Similarities to Revelation
There are also striking similarities between the story of the ten virgins and the account found at Revelation 19:7-9, which says, ‘Let's rejoice, shout in joy, and glorify him, because it's time for the Lamb's wedding! His bride has prepared herself and she has been found as worthy to be dressed in bright, clean, fine linen. This fine linen represents the righteous actions of the Holy Ones. Then he told me, Write this: Those who are invited to the Lamb's wedding banquet are blest.'
So, notice that the blest are those who (like the virgins in Matthew 25) are not the bride, but those who are invited to attend the wedding banquet of the Lamb. So they appear to be the same as the virgins or faithful slaves of Jesus' parable.
Just think about it... If you were invited to a wedding banquet, would you assume that you were the bride?

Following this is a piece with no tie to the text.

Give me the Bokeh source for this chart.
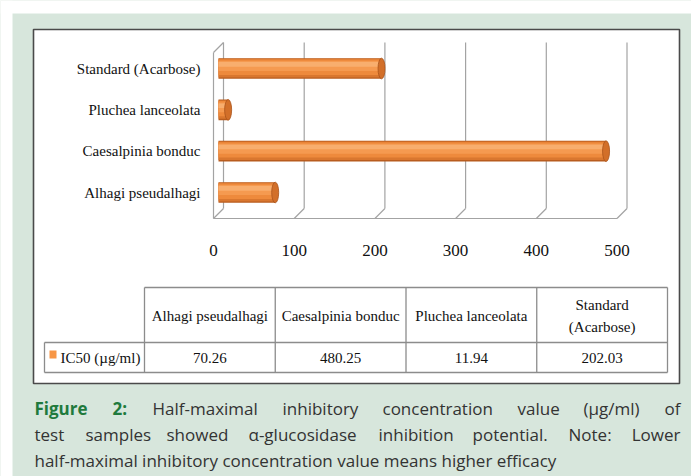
from bokeh.plotting import figure
from bokeh.models import Range1d
from bokeh.core.properties import value
from bokeh.embed import file_html
from bokeh.resources import INLINE

# ---------------- data ----------------
categories = ["Alhagi pseudalhagi", "Caesalpinia bonduc", "Pluchea lanceolata", "Standard (Acarbose)"]
ic50 = [70.26, 480.25, 11.94, 202.03]
ic50_text = ["70.26", "480.25", "11.94", "202.03"]
x_ticks = [0, 100, 200, 300, 400, 500]
x_tick_labels = ["0", "100", "200", "300", "400", "500"]
table_headers = [["Alhagi pseudalhagi"], ["Caesalpinia bonduc"], ["Pluchea lanceolata"], ["Standard", "(Acarbose)"]]
series_label = "IC50 (\u00b5g/ml)"
caption_head = ["Figure", "2:"]
caption_line1 = ["Half-maximal", "inhibitory", "concentration", "value", "(\u00b5g/ml)", "of"]
caption_line2 = ["test", "samples", "showed", "\u03b1-glucosidase", "inhibition", "potential.", "Note:", "Lower"]
caption_line3 = "half-maximal inhibitory concentration value means higher efficacy"

# ---------------- layout (page pixels) ----------------
W, H = 691, 476
OX, OY = 0, 0
GREEN = "#d7e6dc"
ORANGE = "#f79646"
GRID = "#a3a3a3"
SERIF = value("Liberation Serif")
SANS = value("Open Sans")

VAL_ZERO = 218.0   # page x of value 0 (bar plane)
VAL_PX = 0.807     # px per value unit
CAT_Y0 = 192.0     # page y of first category
CAT_STEP = 41.33   # px per category
D = 5.0 / VAL_PX   # half depth of the 3-D box in value units

p = figure(width=W, height=H,
           x_range=Range1d(OX, OX + W), y_range=Range1d(OY + H, OY),
           x_axis_type=None, y_axis_type=None,
           toolbar_location=None, output_backend="svg",
           min_border=0, background_fill_color=GREEN,
           border_fill_color=GREEN, outline_line_color=None)
p.extra_x_ranges = {"val": Range1d((OX - VAL_ZERO) / VAL_PX, (OX + W - VAL_ZERO) / VAL_PX)}
p.extra_y_ranges = {"cat": Range1d((CAT_Y0 - (OY + H)) / CAT_STEP, (CAT_Y0 - OY) / CAT_STEP)}

# white page margins (top / left of the green panel)
p.quad(left=[OX, OX], right=[12, OX + W], top=[OY, OY], bottom=[OY + H, 13],
       fill_color="white", line_color=None)

# white chart box
p.quad(left=[33], right=[679], top=[29], bottom=[383],
       fill_color="white", line_color="#4a4a4a", line_width=1.6)

# ---------------- 3-D walls ----------------
p.segment(x0=[v + D for v in x_ticks], y0=[42] * len(x_ticks),
          x1=[v + D for v in x_ticks], y1=[208] * len(x_ticks),
          x_range_name="val", line_color=GRID, line_width=1.2)
p.segment(x0=[x_ticks[0] - D, x_ticks[0] - D, x_ticks[0] - D],
          y0=[52, 52, 218],
          x1=[x_ticks[0] - D, x_ticks[0] + D, x_ticks[-1] - D],
          y1=[218, 42, 218],
          x_range_name="val", line_color=GRID, line_width=1.2)
p.segment(x0=[v - D for v in x_ticks], y0=[218] * len(x_ticks),
          x1=[v + D for v in x_ticks], y1=[208] * len(x_ticks),
          x_range_name="val", line_color=GRID, line_width=1.2)

# ---------------- cylinder bars ----------------
idx = list(range(len(categories)))
bands = [  # (y offset, height, color)
    (0.0, 0.50, "#b85c1e"),
    (0.01, 0.45, "#d9772f"),
    (0.03, 0.37, "#ee8a3c"),
    (0.06, 0.24, "#f59a50"),
    (0.10, 0.11, "#f8ae6e"),
]
for off, h, c in bands:
    p.hbar(y=[i + off for i in idx], left=0, right=ic50, height=h,
           x_range_name="val", y_range_name="cat",
           fill_color=c, line_color=None)
p.ellipse(x=ic50, y=idx, width=7, height=0.5, width_units="screen",
          x_range_name="val", y_range_name="cat",
          fill_color="#d26f29", line_color="#a9531a", line_width=0.8)

# category labels
p.text(x=[200] * len(categories), y=idx, text=categories, y_range_name="cat",
       text_font=SERIF, text_font_size="15px", text_color="#111111",
       text_align="right", text_baseline="middle")

# value tick labels
p.text(x=[v - D for v in x_ticks], y=[250] * len(x_ticks), text=x_tick_labels,
       x_range_name="val", text_font=SERIF, text_font_size="17px",
       text_color="#111111", text_align="center", text_baseline="middle")

# ---------------- data table ----------------
T_LAB, T_LEFT, COL_W = 44, 144, 130.75
T_TOP, T_MID, T_BOT = 287, 342, 372
n = len(categories)
T_RIGHT = T_LEFT + COL_W * n
col_x = [T_LEFT + COL_W * k for k in range(n + 1)]
col_c = [T_LEFT + COL_W * (k + 0.5) for k in range(n)]
p.segment(x0=[T_LEFT, T_LAB, T_LAB] + col_x + [T_LAB],
          y0=[T_TOP, T_MID, T_BOT] + [T_TOP] * (n + 1) + [T_MID],
          x1=[T_RIGHT, T_RIGHT, T_RIGHT] + col_x + [T_LAB],
          y1=[T_TOP, T_MID, T_BOT] + [T_BOT] * (n + 1) + [T_BOT],
          line_color="#8c8c8c", line_width=1.3)

hx, hy, ht = [], [], []
for k, lines in enumerate(table_headers):
    ys = [315] if len(lines) == 1 else [304, 326]
    for yy, tt in zip(ys, lines):
        hx.append(col_c[k]); hy.append(yy); ht.append(tt)
p.text(x=hx, y=hy, text=ht, text_font=SERIF, text_font_size="15px",
       text_color="#111111", text_align="center", text_baseline="middle")
p.text(x=col_c, y=[357] * n, text=ic50_text, text_font=SERIF, text_font_size="15px",
       text_color="#111111", text_align="center", text_baseline="middle")
p.rect(x=[52.5], y=[354], width=7, height=8, fill_color=ORANGE, line_color=None)
p.text(x=[60], y=[357], text=[series_label], text_font=SERIF, text_font_size="15px",
       text_color="#111111", text_align="left", text_baseline="middle")

# ---------------- caption (justified word placement) ----------------
CAP_L, CAP_R = 34, 680
CAP_Y = [408, 434, 460]
CAP_COLOR = "#333333"
FIG_GREEN = "#1f7a3d"
FS = "17px"
head_x = [CAP_L, 112]
l1_x = [152, 282, 382, 517, 583]
p.text(x=head_x, y=[CAP_Y[0]] * 2, text=caption_head, text_font=SANS, text_font_style="bold",
       text_font_size=FS, text_color=FIG_GREEN, text_align="left", text_baseline="middle")
p.text(x=l1_x, y=[CAP_Y[0]] * 5, text=caption_line1[:5], text_font=SANS,
       text_font_size=FS, text_color=CAP_COLOR, text_align="left", text_baseline="middle")
p.text(x=[CAP_R], y=[CAP_Y[0]], text=[caption_line1[5]], text_font=SANS,
       text_font_size=FS, text_color=CAP_COLOR, text_align="right", text_baseline="middle")
l2_x = [CAP_L, 85, 166, 248, 378, 472, 568]
p.text(x=l2_x, y=[CAP_Y[1]] * 7, text=caption_line2[:7], text_font=SANS,
       text_font_size=FS, text_color=CAP_COLOR, text_align="left", text_baseline="middle")
p.text(x=[CAP_R], y=[CAP_Y[1]], text=[caption_line2[7]], text_font=SANS,
       text_font_size=FS, text_color=CAP_COLOR, text_align="right", text_baseline="middle")
p.text(x=[CAP_L], y=[CAP_Y[2]], text=[caption_line3], text_font=SANS,
       text_font_size=FS, text_color=CAP_COLOR, text_align="left", text_baseline="middle")

open("out.html", "w").write(file_html(p, INLINE))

If you read the entire Revelation, you will see that the sequence of events exactly follows the order of Matthew 24 and 25. For after providing a warning to local congregations of that era (which likely portends messages to religious groups in our day), we read of the ride of the ‘four horsemen.' Then unfaithful Christian religion is destroyed (Revelation 18), which seems to parallel ‘the great time of difficulty' of Matthew's prophecy, followed by ‘the Lamb's wedding' (Revelation 19), and then comes the Battle of Armageddon (Revelation 16 & 19).
The Three Slaves
The next parable in Matthew 25 (the one about the three slaves who were entrusted with the master's belongings after he went away) seems once again, to apply particularly to Jesus prophecy of the ‘faithful and sensible slave.' For notice the wording there (Matthew 25:21), ‘His master told him, You've done well, good and faithful slave! You were faithful over a few things, so I will appoint you over many things. Enjoy the favor of your master.'
However, in this parable there were three slaves, and two of them have been faithful in taking care of the (spiritual) treasures that the Lord gave them, while the third did nothing with it. And again, we notice that the first two slaves were rewarded upon the Lord's ‘coming' (gr. erchetai)... not his ‘nearness' (gr. parousia). And their reward was being appointed over earthly cities (indicating that their life and their assignment is to be earthly).
And finally (in Matthew 25), immediately after the slaves have been rewarded or rejected, we read of the separating of the ‘sheep and goats.' So, although those who are invited to the wedding banquet of the Lamb are clearly not the bride, they also seem to be different from those who are identified as the sheep in the last half of Matthew 25.
Although many religions teach that the Anointed (gr. christon or christs) are the Lamb's Bride who will rule with Jesus in heaven, this conclusion doesn't appear to be correct. For, being invited to the Lamb's wedding banquet is clearly not the same as being invited to heaven to become the bride. Remember that in the parable of the virgins, the Lord first takes his bride, and then he returns to select those who will enter his banquet. (See the linked document, 'Is there life after death' ).
So, this wedding banquet could well be an earthly affair, and those who are invited are the slaves who have proven alert, prepared, and faithful. And they will then be given earthly privileges and assigned as rulers ‘over cities' according to their abilities and the amount of increase each has returned for the ‘coins' that Jesus has entrusted to them.